ABSTRACT

The withdrawal of Syrian troops from Lebanon on April 26, 2005 was celebrated as a watershed event in Lebanon’s path toward democratic recovery. Fifteen years of almost total Syrian control had reduced the Lebanese state to an institutional shell, dominated by a proxy security regime and allied former warlords, despite the trappings of civilian political participation. George W. Bush’s promise of a Cedar Revolution in post-Syria Lebanon has turned sour, however, clashing against a rigid sectarian political system and the calculations of domestic actors and their external allies.
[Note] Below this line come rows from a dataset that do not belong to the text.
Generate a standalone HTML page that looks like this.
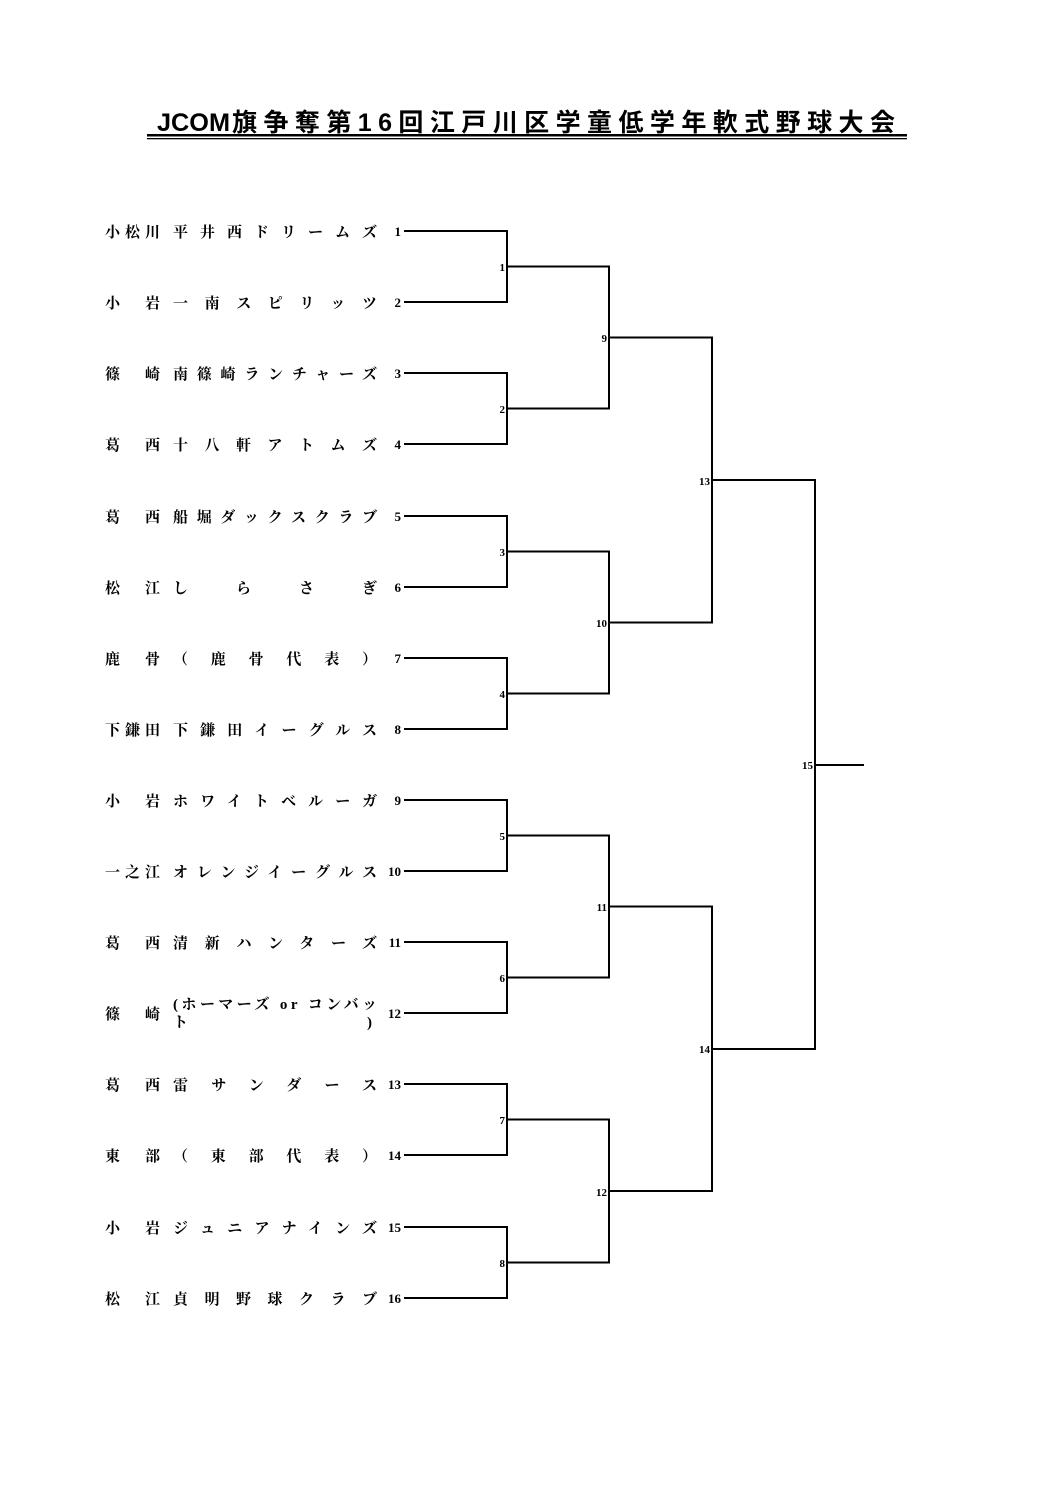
<!DOCTYPE html>
<html><head><meta charset="utf-8"><style>
html,body{margin:0;padding:0;background:#fff;}
svg{display:block;}
text{font-family:"Liberation Serif","Noto Serif CJK SC","Noto Sans CJK JP",serif;fill:#000;}
.t{font-size:15px;font-weight:bold;}
.n{font-size:13px;font-weight:bold;}
.m{font-size:11px;font-weight:600;}
.title{font-family:"Liberation Sans","Noto Sans CJK JP",sans-serif;font-weight:bold;font-size:25px;}
</style></head><body>
<svg width="1058" height="1497" viewBox="0 0 1058 1497" xmlns="http://www.w3.org/2000/svg">
<text class="title" x="157" y="131" textLength="73" lengthAdjust="spacingAndGlyphs">JCOM</text>
<text class="title" x="232" y="131" textLength="663" lengthAdjust="spacing">旗争奪第16回江戸川区学童低学年軟式野球大会</text>
<rect x="147" y="134" width="760" height="2.5" fill="#000"/>
<rect x="147" y="138" width="760" height="1.3" fill="#000"/>

<g class="t">
<text x="105" y="237" textLength="55" lengthAdjust="spacing">小松川</text><text x="173" y="237" textLength="204" lengthAdjust="spacing">平井西ドリームズ</text>
<text x="105" y="308" textLength="55" lengthAdjust="spacing">小岩</text><text x="173" y="308" textLength="204" lengthAdjust="spacing">一南スピリッツ</text>
<text x="105" y="379" textLength="55" lengthAdjust="spacing">篠崎</text><text x="173" y="379" textLength="204" lengthAdjust="spacing">南篠崎ランチャーズ</text>
<text x="105" y="450" textLength="55" lengthAdjust="spacing">葛西</text><text x="173" y="450" textLength="204" lengthAdjust="spacing">十八軒アトムズ</text>
<text x="105" y="522" textLength="55" lengthAdjust="spacing">葛西</text><text x="173" y="522" textLength="204" lengthAdjust="spacing">船堀ダックスクラブ</text>
<text x="105" y="593" textLength="55" lengthAdjust="spacing">松江</text><text x="173" y="593" textLength="204" lengthAdjust="spacing">しらさぎ</text>
<text x="105" y="664" textLength="55" lengthAdjust="spacing">鹿骨</text><text x="173" y="664" textLength="204" lengthAdjust="spacing">（鹿骨代表）</text>
<text x="105" y="735" textLength="55" lengthAdjust="spacing">下鎌田</text><text x="173" y="735" textLength="204" lengthAdjust="spacing">下鎌田イーグルス</text>
<text x="105" y="806" textLength="55" lengthAdjust="spacing">小岩</text><text x="173" y="806" textLength="204" lengthAdjust="spacing">ホワイトベルーガ</text>
<text x="105" y="877" textLength="55" lengthAdjust="spacing">一之江</text><text x="173" y="877" textLength="204" lengthAdjust="spacing">オレンジイーグルス</text>
<text x="105" y="948" textLength="55" lengthAdjust="spacing">葛西</text><text x="173" y="948" textLength="204" lengthAdjust="spacing">清新ハンターズ</text>
<text x="105" y="1019" textLength="55" lengthAdjust="spacing">篠崎</text>
<text x="173" y="1009" textLength="204" lengthAdjust="spacing">(ホーマーズ or コンバッ</text>
<text x="173" y="1027">ト</text><text x="367" y="1027">)</text>
<text x="105" y="1090" textLength="55" lengthAdjust="spacing">葛西</text><text x="173" y="1090" textLength="204" lengthAdjust="spacing">雷サンダース</text>
<text x="105" y="1161" textLength="55" lengthAdjust="spacing">東部</text><text x="173" y="1161" textLength="204" lengthAdjust="spacing">（東部代表）</text>
<text x="105" y="1233" textLength="55" lengthAdjust="spacing">小岩</text><text x="173" y="1233" textLength="204" lengthAdjust="spacing">ジュニアナインズ</text>
<text x="105" y="1304" textLength="55" lengthAdjust="spacing">松江</text><text x="173" y="1304" textLength="204" lengthAdjust="spacing">貞明野球クラブ</text>
</g>

<g class="n" text-anchor="end">
<text x="401" y="236">1</text><text x="401" y="307">2</text><text x="401" y="378">3</text><text x="401" y="449">4</text>
<text x="401" y="521">5</text><text x="401" y="592">6</text><text x="401" y="663">7</text><text x="401" y="734">8</text>
<text x="401" y="805">9</text><text x="401" y="876">10</text><text x="401" y="947">11</text><text x="401" y="1018">12</text>
<text x="401" y="1089">13</text><text x="401" y="1160">14</text><text x="401" y="1232">15</text><text x="401" y="1303">16</text>
</g>

<g class="m" text-anchor="end">
<text x="505" y="271">1</text><text x="505" y="413">2</text><text x="505" y="556">3</text><text x="505" y="698">4</text>
<text x="505" y="840">5</text><text x="505" y="982">6</text><text x="505" y="1124">7</text><text x="505" y="1267">8</text>
<text x="607" y="342">9</text><text x="607" y="627">10</text><text x="607" y="911">11</text><text x="607" y="1196">12</text>
<text x="710" y="485">13</text><text x="710" y="1053">14</text>
<text x="813" y="769">15</text>
</g>

<g stroke="#000" stroke-width="2" fill="none" stroke-linecap="square">
<path d="M405 231H507V302H405M507 266.5H609"/>
<path d="M405 373H507V444H405M507 408.5H609"/>
<path d="M405 516H507V587H405M507 551.5H609"/>
<path d="M405 658H507V729H405M507 693.5H609"/>
<path d="M405 800H507V871H405M507 835.5H609"/>
<path d="M405 942H507V1013H405M507 977.5H609"/>
<path d="M405 1084H507V1155H405M507 1119.5H609"/>
<path d="M405 1227H507V1298H405M507 1262.5H609"/>
<path d="M609 266.5V408.5M609 337.5H712"/>
<path d="M609 551.5V693.5M609 622.5H712"/>
<path d="M609 835.5V977.5M609 906.5H712"/>
<path d="M609 1119.5V1262.5M609 1191H712"/>
<path d="M712 337.5V622.5M712 480H815"/>
<path d="M712 906.5V1191M712 1049H815"/>
<path d="M815 480V1049M815 765H863"/>
</g>
</svg>
</body></html>
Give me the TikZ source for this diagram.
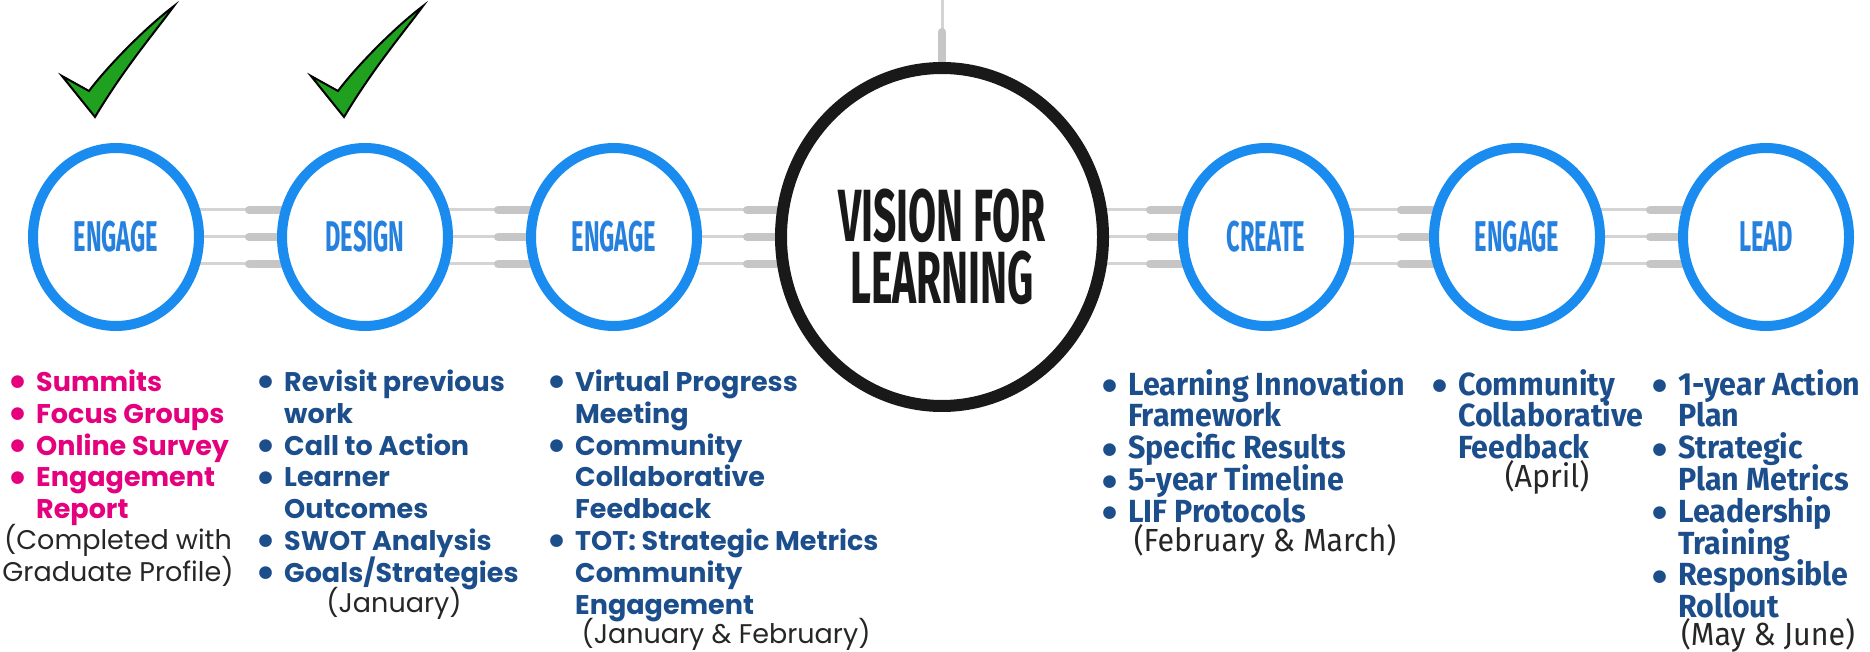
\documentclass[tikz,border=0pt]{standalone}
\usepackage{fontspec}
\setmainfont{Poppins}
\newfontfamily\listfont{Poppins}
\newfontfamily\stagefont{Fira Sans}[FakeStretch=0.55]
\newfontfamily\planfont{Fira Sans}[FakeStretch=0.95]
\newfontfamily\dotfont{DejaVu Sans}
\usetikzlibrary{shapes.geometric,backgrounds,positioning}

\definecolor{ringblue}{HTML}{1A8CF0}
\definecolor{stageblue}{HTML}{2580DE}
\definecolor{navy}{HTML}{1C4E8C}
\definecolor{pinktext}{HTML}{E5007D}
\definecolor{wiregray}{HTML}{D4D4D4}
\definecolor{pluggray}{HTML}{C6C6C6}
\definecolor{tickgreen}{HTML}{1FA01F}
\definecolor{paren}{HTML}{262626}

\newcommand\bul{\makebox[26pt][l]{\hspace*{-4pt}\raisebox{-4.5pt}{\dotfont\fontsize{36}{36}\selectfont •}}}
\newcommand\cont{\hspace*{26pt}}
\newcommand\tightlines{\lineskiplimit=-50pt\lineskip=0pt}

\tikzset{
  stage/.style={ellipse, draw=ringblue, line width=10pt, fill=white,
    minimum width=166pt, minimum height=178pt, inner sep=0pt,
    text=stageblue, font=\stagefont\bfseries\fontsize{43}{43}\selectfont},
  vision/.style={ellipse, draw=black!90, line width=12pt, fill=white,
    minimum width=322pt, minimum height=338pt, inner sep=0pt},
  visiontext/.style={align=center, inner sep=0pt, text=black!90,
    font=\stagefont\bfseries\fontsize{74}{62}\selectfont\tightlines},
  wire/.style={wiregray, line width=3pt},
  plug/.style={pluggray, line width=8pt, line cap=round},
  plan/.style={anchor=north west, align=left, inner sep=0pt,
    font=\listfont\bfseries\fontsize{27}{31.8}\selectfont\tightlines},
  cplan/.style={anchor=north west, align=left, inner sep=0pt, text=navy,
    font=\planfont\bfseries\fontsize{32}{31.8}\selectfont\tightlines},
  note/.style={anchor=north, align=center, inner sep=0pt, text=paren,
    font=\listfont\fontsize{27}{31.8}\selectfont\tightlines},
  cnote/.style={anchor=north, align=center, inner sep=0pt, text=paren,
    font=\planfont\fontsize{32}{31.8}\selectfont\tightlines},
  tick/.pic={
    \filldraw[fill=tickgreen, draw=black, line width=2pt, line join=miter]
      (-33,-41) -- (-6,-26) .. controls (8,-45) and (45,-85) .. (79,-111)
      .. controls (60,-85) and (30,-50) .. (0,0) -- cycle;
  }
}

\begin{document}
\begin{tikzpicture}[x=1pt,y=-1pt]
\useasboundingbox (0,0) rectangle (1870,652);

% done marks
\pic at (95,117) {tick};
\pic at (344,117) {tick};

% stages
\node[stage] (eng1) at (116,237) {ENGAGE};
\node[stage] (design) at (365,237) {DESIGN};
\node[stage] (eng2) at (614,237) {ENGAGE};
\node[vision] (vis) at (942,237) {};
\node[visiontext] (vislabel) at ([yshift=-10pt]vis.center) {VISION FOR\\LEARNING};
\node[stage] (create) at (1266,237) {CREATE};
\node[stage] (eng3) at (1517,237) {ENGAGE};
\node[stage] (lead) at (1766,237) {LEAD};

% connectors
\begin{scope}[on background layer]
\foreach \a/\b in {eng1/design,design/eng2,eng2/vis,vis/create,create/eng3,eng3/lead}
  \foreach \dy in {-27pt,0pt,27pt}{
    \draw[wire] ([xshift=-8pt,yshift=\dy]\a.east) -- ([xshift=-28pt,yshift=\dy]\b.west);
    \draw[plug] ([xshift=-28pt,yshift=\dy]\b.west) -- ([xshift=6pt,yshift=\dy]\b.west);
  }
\coordinate (stemtop) at (942,0);
\draw[wire] (stemtop) -- ([yshift=30pt]vis.north);
\draw[plug] ([yshift=30pt]vis.north) -- ([yshift=-6pt]vis.north);
\end{scope}

% what happens at each stage
\node[plan, text=pinktext] (eng1list) at (10,369)
  {\strut\bul Summits\\\bul Focus Groups\\\bul Online Survey\\\bul Engagement\\\cont Report};
\node[note] (eng1note) at (118,524) {\strut(Completed with\\Graduate Profile)};

\node[plan, text=navy] (designlist) at (258,369)
  {\strut\bul Revisit previous\\\cont work\\\bul Call to Action\\\bul Learner\\\cont Outcomes\\\bul SWOT Analysis\\\bul Goals/Strategies};
\node[note] (designnote) at (394,587) {\strut(January)};

\node[plan, text=navy] (eng2list) at (549,369)
  {\strut\bul Virtual Progress\\\cont Meeting\\\bul Community\\\cont Collaborative\\\cont Feedback\\\bul TOT: Strategic Metrics\\\cont Community\\\cont Engagement};
\node[note] (eng2note) at (726,618) {\strut(January \& February)};

\node[cplan] (createlist) at (1102,369)
  {\strut\bul Learning Innovation\\\cont Framework\\\bul Specific Results\\\bul 5-year Timeline\\\bul LIF Protocols};
\node[cnote] (createnote) at (1265,524) {\strut(February \& March)};

\node[cplan] (eng3list) at (1432,369)
  {\strut\bul Community\\\cont Collaborative\\\cont Feedback};
\node[cnote] (eng3note) at (1547,460) {\strut(April)};

\node[cplan] (leadlist) at (1652,369)
  {\strut\bul 1-year Action\\\cont Plan\\\bul Strategic\\\cont Plan Metrics\\\bul Leadership\\\cont Training\\\bul Responsible\\\cont Rollout};
\node[cnote] (leadnote) at (1768,618) {\strut(May \& June)};
\end{tikzpicture}
\end{document}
Democracy and national unity are the main casualties in the battle to redesign the political architecture of post-Syria Lebanon. Sectarian politicians advanced narrow political interests at the expense of democratic standards and participation; and national sentiments have been replaced by a more aggressive and unabashed sectarianism. Moreover, Washington’s democracy promotion discourse in Lebanon has been unmasked as a cover for a sinister plot to relocate Lebanon from one regional camp to another. To be sure, the sectarian system in Lebanon is not without historical roots

predating the establishment of the independent state in 1943; nor was it insulated from external interventions that were at times instrumental in negotiating sectarian peace, but at others served to aggravate sectarian tensions in the country. In fact, successive power-sharing arrangements negotiated first in Mount Lebanon and then in the independent Lebanese republic conditioned viable intercommunal coexistence on the principle of sectarian representation.2 Once institutionalized, however, the priorities of the all powerful sectarian political edifice assumed precedence over proper democratic norms and practices. In fact, independent Lebanon’s multiple consociational arrangements have stymied demands for better accountability, representation, and transparency, while sanctioning the neopatrimonial practices of sectarian politicians.